Anyway, like I said there was a moment, and I remember it exactly. It’s summer, and I’m riding my bike to an interview for a job because jobs give you food so you can buy money, which keeps you warm if you burn it in bulk. And as I pass by these great hulking masses of used automobiles and hissing busses and other freight trains on wheels, I feel free. I feel optimistic. I’m staying healthy and being a responsible 20-something in New York. I’m helping preserve the fucking environment. I’m also saving a shit ton of money from the MTA, because fuck those guys.

And it’s in this moment of Zen, that I proceed to think of all that was right with the world. I begin to forgive all kinds of folks that I’ve instinctively wanted to punch in the mouth with a lawsuit or pink slip: Petty selfish people, pompous college professors and… pernicious something police. I forgive them, every single one, because fuck it, why not?

Cops are alright. Cops are cool in my book, no doubt about it.

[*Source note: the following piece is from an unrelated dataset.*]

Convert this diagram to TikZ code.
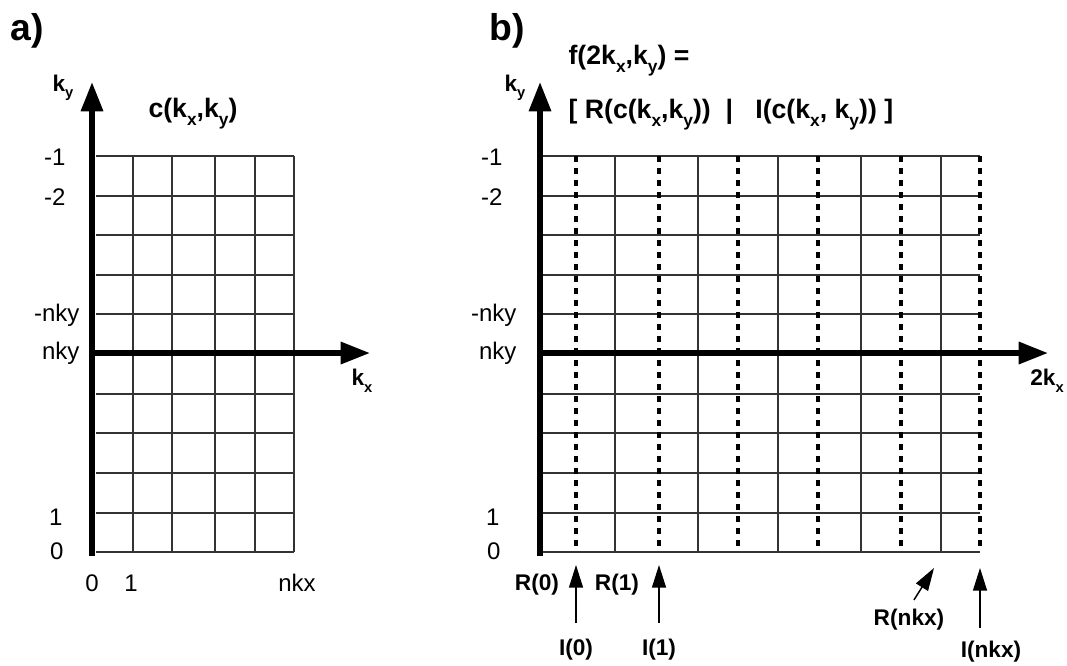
\documentclass[tikz,border=0pt]{standalone}
\usepackage{fontspec}
\setmainfont{Liberation Sans}
\usetikzlibrary{arrows.meta}

\newcommand\lbl{\fontsize{17pt}{20pt}\selectfont}
\newcommand\ttl{\fontsize{20pt}{24pt}\selectfont}
\newcommand\idx[1]{\raisebox{-0.55ex}{\fontsize{0.65em}{1em}\selectfont #1}}

\tikzset{
  gridline/.style={line width=0.8pt,black!80},
  halfline/.style={line width=2.5pt,dash pattern=on 4.5pt off 4.5pt},
  axis/.style={line width=4pt,-{Triangle[length=22pt,width=16pt]}},
  pointer/.style={line width=1.1pt,-{Triangle[length=17pt,width=10.5pt]}},
  lab/.style={font=\fontsize{18pt}{21pt}\selectfont,inner sep=1pt},
  blab/.style={font=\lbl\bfseries,inner sep=1pt},
  tlab/.style={font=\ttl\bfseries,inner sep=1pt},
  panel/.style={font=\fontsize{28pt}{32pt}\selectfont\bfseries,inner sep=1pt}
}

\begin{document}
\begin{tikzpicture}[x=0.75pt,y=-0.75pt]
\useasboundingbox (0,0) rectangle (1067,665);

% a) plain grid
\foreach \y in {156,196,235,275,314,354,394,433,473,513,552}
  \draw[gridline] (96,\y) -- (294,\y);
\foreach \x in {133,172,215,255,294}
  \draw[gridline] (\x,156) -- (\x,552);
\coordinate (aorig) at (92,556);
\coordinate (aytop) at (92,82);
\coordinate (axleft) at (92,353);
\coordinate (axright) at (370,353);
\draw[axis] (aorig) -- (aytop);
\draw[axis] (axleft) -- (axright);

\node[panel] (pa) at (27,31) {a)};
\node[blab] (kya) at (63,88) {k\idx{y}};
\node[tlab] (cfun) at (193,114) {c(k\idx{x},k\idx{y})};
\node[blab] (kxa) at (362,381) {k\idx{x}};
\node[lab,anchor=east] (am1) at (67,157) {-1};
\node[lab,anchor=east] (am2) at (67,197) {-2};
\node[lab,anchor=east] (amn) at (81,315) {-nky};
\node[lab,anchor=east] (apn) at (81,353) {nky};
\node[lab,anchor=east] (ap1) at (64,517) {1};
\node[lab,anchor=east] (ap0) at (65,551) {0};
\node[lab] (ax0) at (92,583) {0};
\node[lab] (ax1) at (131,583) {1};
\node[lab] (axn) at (297,583) {nkx};

% b) interleaved real / imaginary columns
\foreach \y in {156,196,235,275,314,354,394,433,473,513,552}
  \draw[gridline] (543,\y) -- (980,\y);
\foreach \x in {615,698,778,861,941}
  \draw[gridline] (\x,156) -- (\x,552);
\foreach \x in {576,659,738,818,901,980}
  \draw[halfline] (\x,156) -- (\x,552);
\coordinate (borig) at (540,556);
\coordinate (bytop) at (540,82);
\coordinate (bxleft) at (540,353);
\coordinate (bxright) at (1048,353);
\draw[axis] (borig) -- (bytop);
\draw[axis] (bxleft) -- (bxright);

\node[panel] (pb) at (507,31) {b)};
\node[blab] (kyb) at (515,88) {k\idx{y}};
\node[tlab,anchor=west] (fdef) at (567,61) {f(2k\idx{x},k\idx{y}) =};
\node[tlab,anchor=west] (fsplit) at (567,115) {[ R(c(k\idx{x},k\idx{y}))\ \ |\ \ \ I(c(k\idx{x}, k\idx{y})) ]};
\node[blab] (kxb) at (1047,381) {2k\idx{x}};
\node[lab,anchor=east] (bm1) at (504,157) {-1};
\node[lab,anchor=east] (bm2) at (504,197) {-2};
\node[lab,anchor=east] (bmn) at (518,315) {-nky};
\node[lab,anchor=east] (bpn) at (518,353) {nky};
\node[lab,anchor=east] (bp1) at (501,517) {1};
\node[lab,anchor=east] (bp0) at (502,551) {0};

\coordinate (pI0) at (576,565);
\coordinate (pI1) at (659,565);
\coordinate (pRn) at (934,568);
\coordinate (pIn) at (980,568);
\node[blab] (lR0) at (537,585) {R(0)};
\node[blab] (lR1) at (617,585) {R(1)};
\node[blab] (lI0) at (576,650) {I(0)};
\node[blab] (lI1) at (659,650) {I(1)};
\node[blab] (lRn) at (909,620) {R(nkx)};
\node[blab] (lIn) at (991,652) {I(nkx)};
\draw[pointer,shorten <=11pt] (lI0) -- (pI0);
\draw[pointer,shorten <=11pt] (lI1) -- (pI1);
\draw[pointer,shorten <=7pt] (lRn.north) -- (pRn);
\draw[pointer,shorten <=9pt] (lIn.north -| pIn) -- (pIn);
\end{tikzpicture}
\end{document}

And then I hear someone’s voice buzz over a loudspeaker.

“Pull over.”

I peek behind me to find a patrol car flashing its lights. I guess some poor fool in those high-fangled horseless carriages is getting a ticket. They should, they’re not at all saving the environ…

“Sir, stop pedaling and move to the side of the road please.”

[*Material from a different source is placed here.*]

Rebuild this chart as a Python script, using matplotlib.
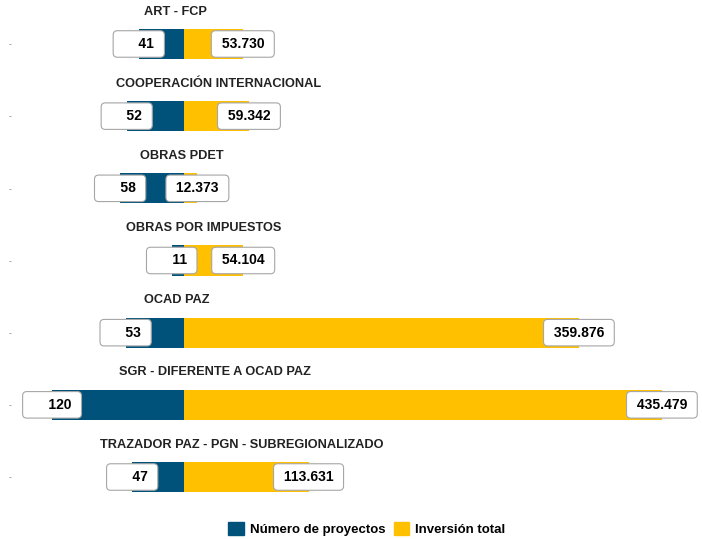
import numpy as np
import matplotlib.pyplot as plt
from matplotlib.patches import Patch
from matplotlib.transforms import ScaledTranslation

plt.rcParams['font.family'] = ['Liberation Sans', 'DejaVu Sans']

# datos
categorias = ['ART - FCP', 'COOPERACIÓN INTERNACIONAL', 'OBRAS PDET',
              'OBRAS POR IMPUESTOS', 'OCAD PAZ', 'SGR - DIFERENTE A OCAD PAZ',
              'TRAZADOR PAZ - PGN - SUBREGIONALIZADO']
proyectos = [41, 52, 58, 11, 53, 120, 47]
inversion = [53.730, 59.342, 12.373, 54.104, 359.876, 435.479, 113.631]

azul = '#00527A'
amarillo = '#FFC000'

fig = plt.figure(figsize=(7.02, 5.39), dpi=100)
ax = fig.add_axes([20/702, 34/539, 673/702, 505/539])

y = np.arange(len(categorias))
ax.barh(y, [-p for p in proyectos], height=0.42, color=azul, zorder=1)
ax.barh(y, inversion, height=0.42, color=amarillo, zorder=1)

caja = dict(boxstyle='round,pad=0.45,rounding_size=0.3', fc='white', ec='#a6a6a6', lw=0.8)
for i in range(len(categorias)):
    ax.text(-proyectos[i], y[i], '     ' + str(proyectos[i]) + ' ', ha='center', va='center',
            fontsize=10, fontweight='bold', color='black', bbox=caja, zorder=3)
    ax.text(inversion[i], y[i], ' ' + f'{inversion[i]:.3f}' + ' ', ha='center', va='center',
            fontsize=10, fontweight='bold', color='black', bbox=caja, zorder=3)

# titulos de cada fila (anclados al 20% del texto)
titulos = []
for i in range(len(categorias)):
    t = ax.text(-24.4, y[i] - 0.45, categorias[i], ha='left', va='center',
                fontsize=9.2, fontweight='bold', color='#222222')
    titulos.append(t)
fig.canvas.draw()
r = fig.canvas.get_renderer()
for t in titulos:
    w = t.get_window_extent(r).width
    t.set_transform(ax.transData + ScaledTranslation(-0.2*w/fig.dpi, 0, fig.dpi_scale_trans))

ax.set_xlim(-149.2, 463.8)
ax.set_ylim(6 + 28/72.2, -44/72.2)
ax.set_yticks(y)
ax.set_yticklabels(['-'] * len(y), fontsize=6, color='#666666')
ax.tick_params(axis='y', length=0, pad=6)
ax.set_xticks([])
for s in ax.spines.values():
    s.set_visible(False)

handles = [Patch(color=azul, label='Número de proyectos'),
           Patch(color=amarillo, label='Inversión total')]
fig.legend(handles=handles, loc='center', bbox_to_anchor=(367/702, 1 - 529/539), ncol=2,
           frameon=False, handlelength=1.2, handleheight=1.2, handletextpad=0.45,
           columnspacing=0.6, prop={'size': 9.5, 'weight': 'bold'})

fig.savefig('out.png', dpi=100)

This is the moment my left-wing, bleeding heart nirvana ends. Police are no longer my favorite sort of people. I retract my forgiveness.

One of the officers, Officer ‘Guy’ I guess, rolls out the car and approaches me with his hand casually wrapped around his holstered pistol — a move I find puzzling seeing as how my soccer shorts were only covering my balls, and what little dignity I had left.

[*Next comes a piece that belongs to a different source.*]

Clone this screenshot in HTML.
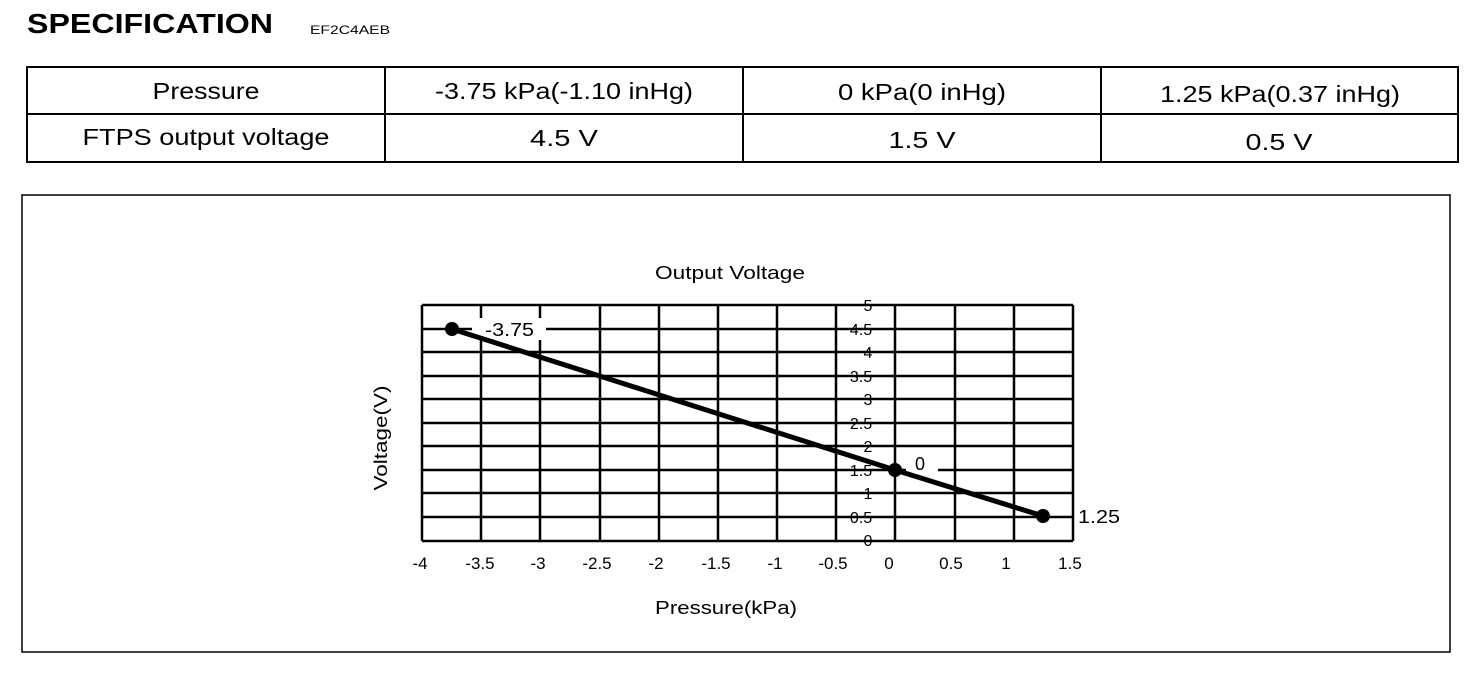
<!DOCTYPE html>
<html><head><style>
body{margin:0;background:#fff;width:1472px;height:672px;overflow:hidden;font-family:"Liberation Sans",Arial,sans-serif;color:#000}
</style></head><body>
<svg width="1472" height="672" xmlns="http://www.w3.org/2000/svg" font-family="Liberation Sans, Arial, sans-serif">
<text x="27" y="33" font-size="28" font-weight="bold" textLength="246" lengthAdjust="spacingAndGlyphs">SPECIFICATION</text>
<text x="310" y="34" font-size="12" textLength="80" lengthAdjust="spacingAndGlyphs">EF2C4AEB</text>
<g stroke="#000" stroke-width="2" fill="none">
<rect x="27" y="67" width="1431" height="95"/>
<line x1="27" y1="114" x2="1458" y2="114"/>
<line x1="385" y1="67" x2="385" y2="162"/>
<line x1="743" y1="67" x2="743" y2="162"/>
<line x1="1101" y1="67" x2="1101" y2="162"/>
</g>
<g font-size="23" text-anchor="middle" lengthAdjust="spacingAndGlyphs">
<text x="206" y="99" textLength="107" lengthAdjust="spacingAndGlyphs">Pressure</text>
<text x="564" y="99" textLength="258" lengthAdjust="spacingAndGlyphs">-3.75 kPa(-1.10 inHg)</text>
<text x="922" y="100" textLength="168" lengthAdjust="spacingAndGlyphs">0 kPa(0 inHg)</text>
<text x="1280" y="102" textLength="240" lengthAdjust="spacingAndGlyphs">1.25 kPa(0.37 inHg)</text>
<text x="206" y="145" textLength="247" lengthAdjust="spacingAndGlyphs">FTPS output voltage</text>
<text x="564" y="146" textLength="68" lengthAdjust="spacingAndGlyphs">4.5  V</text>
<text x="922" y="148" textLength="67" lengthAdjust="spacingAndGlyphs">1.5  V</text>
<text x="1279" y="150" textLength="67" lengthAdjust="spacingAndGlyphs">0.5  V</text>
</g>
<rect x="22" y="195" width="1428" height="457" fill="none" stroke="#000" stroke-width="1.5"/>
<text x="730" y="279" font-size="18" text-anchor="middle" textLength="150" lengthAdjust="spacingAndGlyphs">Output Voltage</text>
<g stroke="#000" stroke-width="2.5">
<line x1="422" y1="305" x2="422" y2="541"/>
<line x1="481" y1="305" x2="481" y2="541"/>
<line x1="540" y1="305" x2="540" y2="541"/>
<line x1="600" y1="305" x2="600" y2="541"/>
<line x1="659" y1="305" x2="659" y2="541"/>
<line x1="718" y1="305" x2="718" y2="541"/>
<line x1="777" y1="305" x2="777" y2="541"/>
<line x1="836" y1="305" x2="836" y2="541"/>
<line x1="895" y1="305" x2="895" y2="541"/>
<line x1="955" y1="305" x2="955" y2="541"/>
<line x1="1014" y1="305" x2="1014" y2="541"/>
<line x1="1073" y1="305" x2="1073" y2="541"/>
<line x1="422" y1="305" x2="1073" y2="305"/>
<line x1="422" y1="329" x2="1073" y2="329"/>
<line x1="422" y1="352" x2="1073" y2="352"/>
<line x1="422" y1="376" x2="1073" y2="376"/>
<line x1="422" y1="399" x2="1073" y2="399"/>
<line x1="422" y1="423" x2="1073" y2="423"/>
<line x1="422" y1="446" x2="1073" y2="446"/>
<line x1="422" y1="470" x2="1073" y2="470"/>
<line x1="422" y1="493" x2="1073" y2="493"/>
<line x1="422" y1="517" x2="1073" y2="517"/>
<line x1="422" y1="541" x2="1073" y2="541"/>
</g>
<g font-size="16" text-anchor="middle">
<text x="868" y="311">5</text><text x="861" y="335">4.5</text><text x="868" y="358">4</text>
<text x="861" y="382">3.5</text><text x="868" y="405">3</text><text x="861" y="429">2.5</text>
<text x="868" y="452">2</text><text x="861" y="476">1.5</text><text x="868" y="499">1</text>
<text x="861" y="523">0.5</text><text x="868" y="546">0</text>
</g>
<rect x="472" y="318" width="74" height="22" fill="#fff"/>
<rect x="906" y="455" width="32" height="22" fill="#fff"/>
<polyline points="452,329 895,470 1043,516" fill="none" stroke="#000" stroke-width="5"/>
<g fill="#000"><circle cx="452" cy="329" r="7"/><circle cx="895" cy="470" r="7"/><circle cx="1043" cy="516" r="7"/></g>
<g font-size="18">
<text x="485" y="336" textLength="49" lengthAdjust="spacingAndGlyphs">-3.75</text>
<text x="915" y="470">0</text>
<text x="1078" y="523" textLength="42" lengthAdjust="spacingAndGlyphs">1.25</text>
</g>
<g font-size="17" text-anchor="middle">
<text x="420" y="569">-4</text><text x="480" y="569">-3.5</text><text x="538" y="569">-3</text>
<text x="597" y="569">-2.5</text><text x="656" y="569">-2</text><text x="716" y="569">-1.5</text>
<text x="775" y="569">-1</text><text x="833" y="569">-0.5</text><text x="889" y="569">0</text>
<text x="951" y="569">0.5</text><text x="1006" y="569">1</text><text x="1070" y="569">1.5</text>
</g>
<text x="726" y="614" font-size="18" text-anchor="middle" textLength="142" lengthAdjust="spacingAndGlyphs">Pressure(kPa)</text>
<text transform="translate(387,438) rotate(-90)" font-size="18" text-anchor="middle" textLength="105" lengthAdjust="spacingAndGlyphs">Voltage(V)</text>
</svg>
</body></html>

Officer Guy: “Why didn’t you listen to me when I asked you to stop?”

Me: “Wait why am I being stopped?”

Officer Guy: “You know.”

Me: “Uhh… ”

Officer Guy: “You know why, you ran that red light.”

Me: “Uhh… ”

Officer Guy: “Yes. Yes you did.”

Me: “Dude that’s not illegal… I’m on a bike.”

Officer Guy: “It’s completely illegal. You’re in a vehicle.”

Me: “No. I’m on a bike. A bike that’s powered by me. My legs. My legs, which would be the same thing that would power my walking when I walk, which is what pedestrians do. So no. No, no. It’s not a car, it’s a bike.”

I didn’t say that last part. I kind of wish I did, but to be honest that guy seriously wouldn’t take his hand off of his pistol the entire time we talked, and I wasn’t really one to end up as another unfortunate incident between overzealous officers and misunderstood black youth — what’s with that by the way?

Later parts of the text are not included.